For the last two years, choir students at Franklin Middle School in northwest suburban Wheaton have worked together with those at Adlai E Stevenson, a preK–8 school on Chicago’s South Side, to perform a joint concert. And this year, they’ll make it three in a row.
“When we sing a song together, we form a common bond,” said Crystal Forbes, a 30-year veteran teacher at Franklin, which is part of Unit School District 200. “The two choirs realize they have a great deal of common ground, by which they are able to connect and produce something beautiful to give back to others.”
In December, that beautiful something they’ll give to others is a series of two performances at the DuPage Convalescent Center in Wheaton and at the Windsor Park retirement community in Carol Stream.
“Any time students are able to collaborate, the benefits are plentiful,” Ms Forbes said. “Being part of a large group allows students to work towards a common goal, integrating shared knowledge with new perspectives, and strengthening bonds with others by implementing social-emotional competencies.”
Christina Brown is the music teacher at Stevenson, where students got together for the first time on October 28. That meeting, after a few ice-breaker activities, was also the first rehearsal, where students sung some holiday songs and learned they have a lot in common with each other.

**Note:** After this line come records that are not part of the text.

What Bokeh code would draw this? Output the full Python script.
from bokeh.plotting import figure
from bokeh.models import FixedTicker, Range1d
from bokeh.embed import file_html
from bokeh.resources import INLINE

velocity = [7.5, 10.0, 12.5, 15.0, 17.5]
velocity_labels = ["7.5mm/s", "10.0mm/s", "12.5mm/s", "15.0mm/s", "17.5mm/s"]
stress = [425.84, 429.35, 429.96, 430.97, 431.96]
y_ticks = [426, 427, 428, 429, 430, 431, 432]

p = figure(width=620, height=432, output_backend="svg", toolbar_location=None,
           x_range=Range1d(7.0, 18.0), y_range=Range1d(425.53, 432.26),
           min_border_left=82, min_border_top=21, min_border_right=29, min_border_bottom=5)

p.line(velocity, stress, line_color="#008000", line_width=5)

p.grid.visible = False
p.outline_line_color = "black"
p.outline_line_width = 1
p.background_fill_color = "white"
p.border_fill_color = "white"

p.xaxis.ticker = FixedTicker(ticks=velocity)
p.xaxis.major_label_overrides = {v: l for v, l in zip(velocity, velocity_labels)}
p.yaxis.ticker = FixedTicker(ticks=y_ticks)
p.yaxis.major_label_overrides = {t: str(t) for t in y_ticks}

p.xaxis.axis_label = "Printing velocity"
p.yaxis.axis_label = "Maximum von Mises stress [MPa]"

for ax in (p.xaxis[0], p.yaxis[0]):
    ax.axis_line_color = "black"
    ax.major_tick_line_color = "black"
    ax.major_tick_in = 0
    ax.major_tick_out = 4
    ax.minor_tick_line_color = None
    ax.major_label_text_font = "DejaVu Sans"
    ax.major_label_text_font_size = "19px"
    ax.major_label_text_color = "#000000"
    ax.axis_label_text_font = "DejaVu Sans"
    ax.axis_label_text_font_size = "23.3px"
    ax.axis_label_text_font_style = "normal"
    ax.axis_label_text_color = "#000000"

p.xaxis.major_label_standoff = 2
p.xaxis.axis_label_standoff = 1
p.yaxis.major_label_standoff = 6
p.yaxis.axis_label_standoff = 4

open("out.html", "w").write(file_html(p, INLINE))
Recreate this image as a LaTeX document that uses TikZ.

“Our goal was to give our students a chance to meet and work with other students from different cultural and socioeconomic backgrounds using music as the vehicle,” Ms Brown said. “Many of the students in my school are from low-income families and don’t have many opportunities to travel outside their communities. This collaboration has allowed students to broaden their vision of the world, make new friends and learn the importance of giving back to your community.”
She added that students have even returned to Stevenson from their high schools, wanting to take the trip out to DuPage County. “We’re doing our share to help them become the kind and caring citizens of our future,” she said. “It also allows students to expand their musical learning and experiences.”
Part of that expansion of learning comes from the international flavor Ms Brown gives to the choir. They sing songs not only in English but also in French, German, Spanish, Swahili, Arabic, Hindustani, Lebanese, Chinese, Swiss German, and Dutch. They’re currently working on a song in American Sign Language.
Franklin Assistant Principal Joe Kish is very supportive of the initiative.
“This partnership offers students a chance to use the gift of music to expand their horizons and make a positive difference in the lives of others,” he said.